My bed is a 1.5" cot mattress with a regular ThermaRest pad underneath for warmth and to "hide" the latch-bump. It is made up just like a regular bed with sheets and a large down comforter. I can double the comforter for extra warmth, if needed. The bed is located behind the front passenger seat.
I made window coverings out of black fleece. During the day, the material hides the bed and gear from anyone who might look into the car. At night, the fleece attached to the headliner with Velcro. I don't cover the front windows. Rather, I hang a long black curtain just behind the front seats. At night, my car feels like a cozy cave. Also, if the nights are cold, I put Reflectix, cut to size, on all of the back the windows. Reflextic is bubble wrap with foil on each side. It's a pretty good insulator. My coldest night so far was 30F at Lake Tahoe where I was plenty warm.
This paragraph has kind of graphic information, so, if you don't want to read about bathrooms and bathing, you can skip it.
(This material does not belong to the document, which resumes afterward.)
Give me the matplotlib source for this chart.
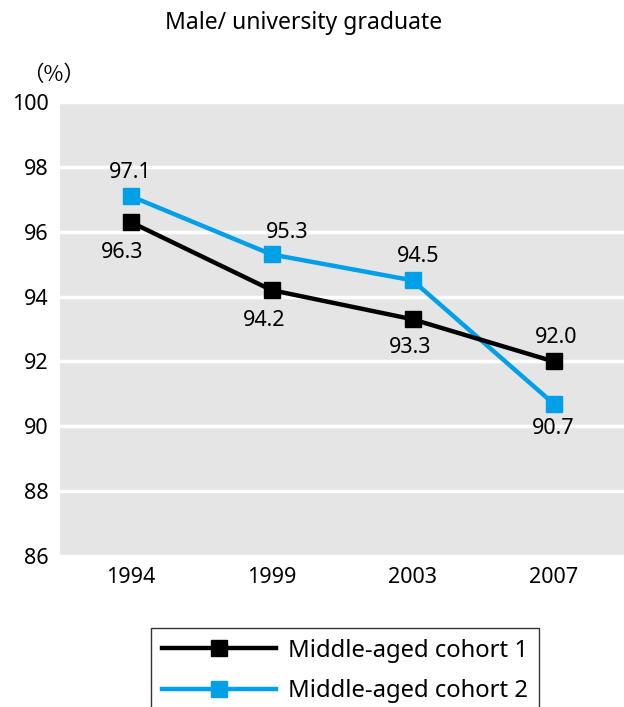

When I was camping with Gary and Mary, I used their bathroom occasionally, and their shower once. Mostly I used public restrooms and campground showers. Or, in lieu of a shower, I used unscented baby wipes. When camping solo, I picked campsites near the restrooms and showers. But, for those o'dark-thirty nature calls, I learned to "pee in a bottle" which I carried out later in a discrete container for disposal. Also, I had, but never used a bucket and some Double Doodie Bags. These bags are made to handle human waste for easy disposal. Also, a female urinary device (FUD) came in handy while hiking. "When placed against your body, [it] allows you to relieve your bladder while standing ..." OK, enough of these details.
The unused half of the Prius' hatchback area held my gear -- butane stove, butane cannisters, cooking and eating utensils, tarp w/rope and stakes, duct tape, bungee cords, trash bags, folding chairs, trekking poles, tire chains, fire extinguisher, and an extra gallon of gasoline (not included on cross-country trip), etc.
The front passenger seat and floor was where I stored my clothing, coat, towels and shoes (low-top hikers, sandals & thongs for showers). I used soft sided duffel bags that collapsed inward as I wore the clothing, making room for my growing dirty-clothes bag. I kept the hatchet, knife, air horn, SPOT, cell phone, etc. within easy reach. On the floor behind the front passenger seat I stored the bucket w/Double Doodie Bags, hiking boots, and day pack. The laptop was upfront with me while driving, and secured in back at other times.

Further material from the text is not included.